> _AIM_:
Gather every line that includes the word "code", please.
↓↓↓
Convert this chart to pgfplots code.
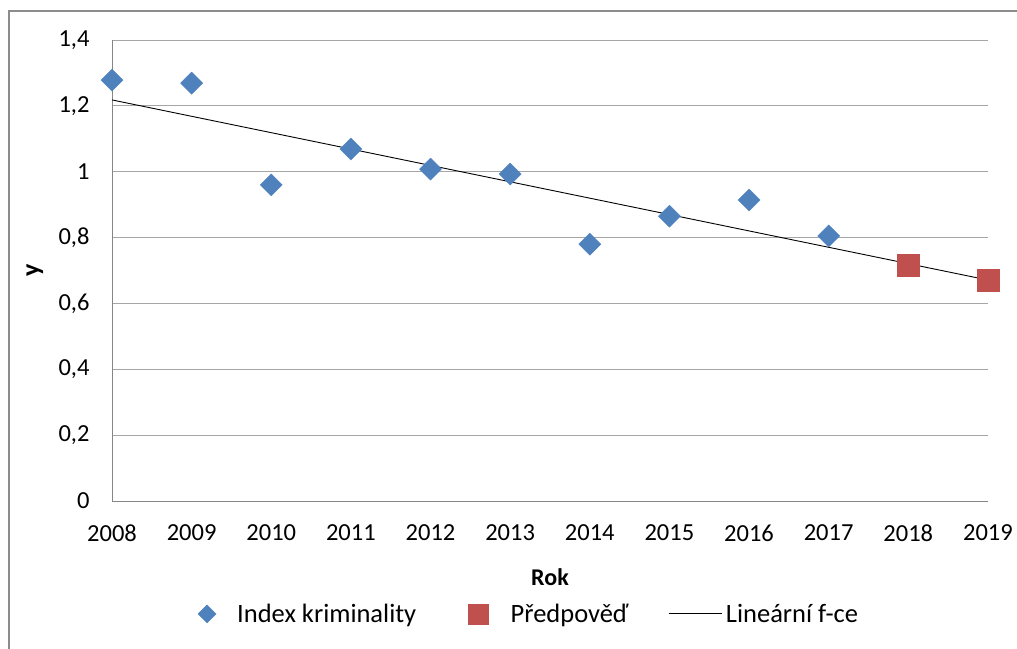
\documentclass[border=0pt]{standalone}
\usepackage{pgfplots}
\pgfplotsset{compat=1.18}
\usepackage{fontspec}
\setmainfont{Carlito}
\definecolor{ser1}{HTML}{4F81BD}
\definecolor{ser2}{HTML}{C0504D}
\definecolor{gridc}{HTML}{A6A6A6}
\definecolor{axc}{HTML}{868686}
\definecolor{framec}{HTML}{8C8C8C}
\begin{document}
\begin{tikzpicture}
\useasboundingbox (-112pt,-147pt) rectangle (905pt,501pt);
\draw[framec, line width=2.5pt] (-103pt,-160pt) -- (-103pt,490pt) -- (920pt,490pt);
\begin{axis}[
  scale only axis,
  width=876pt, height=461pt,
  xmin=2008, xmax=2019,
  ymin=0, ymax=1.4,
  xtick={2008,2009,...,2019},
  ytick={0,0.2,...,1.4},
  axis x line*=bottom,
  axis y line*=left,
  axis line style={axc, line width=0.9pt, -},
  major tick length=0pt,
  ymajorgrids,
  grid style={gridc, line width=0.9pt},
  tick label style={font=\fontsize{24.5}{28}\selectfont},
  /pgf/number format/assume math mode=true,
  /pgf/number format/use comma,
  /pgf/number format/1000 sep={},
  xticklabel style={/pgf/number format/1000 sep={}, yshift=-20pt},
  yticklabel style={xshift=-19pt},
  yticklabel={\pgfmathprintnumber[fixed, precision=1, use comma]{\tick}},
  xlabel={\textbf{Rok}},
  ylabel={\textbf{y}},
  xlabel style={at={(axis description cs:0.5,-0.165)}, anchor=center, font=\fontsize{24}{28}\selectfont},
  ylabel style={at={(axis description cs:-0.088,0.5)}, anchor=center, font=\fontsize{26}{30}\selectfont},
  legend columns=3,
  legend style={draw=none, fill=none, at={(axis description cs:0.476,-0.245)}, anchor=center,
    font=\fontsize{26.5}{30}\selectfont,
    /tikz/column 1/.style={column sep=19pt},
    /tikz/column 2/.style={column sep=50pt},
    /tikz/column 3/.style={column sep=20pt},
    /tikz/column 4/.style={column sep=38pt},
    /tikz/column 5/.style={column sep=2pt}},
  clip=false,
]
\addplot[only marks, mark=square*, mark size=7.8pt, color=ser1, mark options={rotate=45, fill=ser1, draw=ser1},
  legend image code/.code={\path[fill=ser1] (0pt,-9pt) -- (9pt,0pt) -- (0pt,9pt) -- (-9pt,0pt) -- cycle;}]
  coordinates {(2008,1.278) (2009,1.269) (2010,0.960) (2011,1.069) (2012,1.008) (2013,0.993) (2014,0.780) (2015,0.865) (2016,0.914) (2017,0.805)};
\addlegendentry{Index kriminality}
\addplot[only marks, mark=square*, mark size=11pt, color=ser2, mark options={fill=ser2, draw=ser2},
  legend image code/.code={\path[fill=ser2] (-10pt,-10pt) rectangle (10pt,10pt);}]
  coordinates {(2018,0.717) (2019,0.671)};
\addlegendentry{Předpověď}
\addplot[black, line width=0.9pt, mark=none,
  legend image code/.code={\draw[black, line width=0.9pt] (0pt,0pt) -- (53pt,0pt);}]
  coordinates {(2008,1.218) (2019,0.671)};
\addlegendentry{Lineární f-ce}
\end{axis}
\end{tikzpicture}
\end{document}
↑↑↑
> _THE RESULT_:
Convert this chart to pgfplots code.
  legend image code/.code={\path[fill=ser1] (0pt,-9pt) -- (9pt,0pt) -- (0pt,9pt) -- (-9pt,0pt) -- cycle;}]
  legend image code/.code={\path[fill=ser2] (-10pt,-10pt) rectangle (10pt,10pt);}]
  legend image code/.code={\draw[black, line width=0.9pt] (0pt,0pt) -- (53pt,0pt);}]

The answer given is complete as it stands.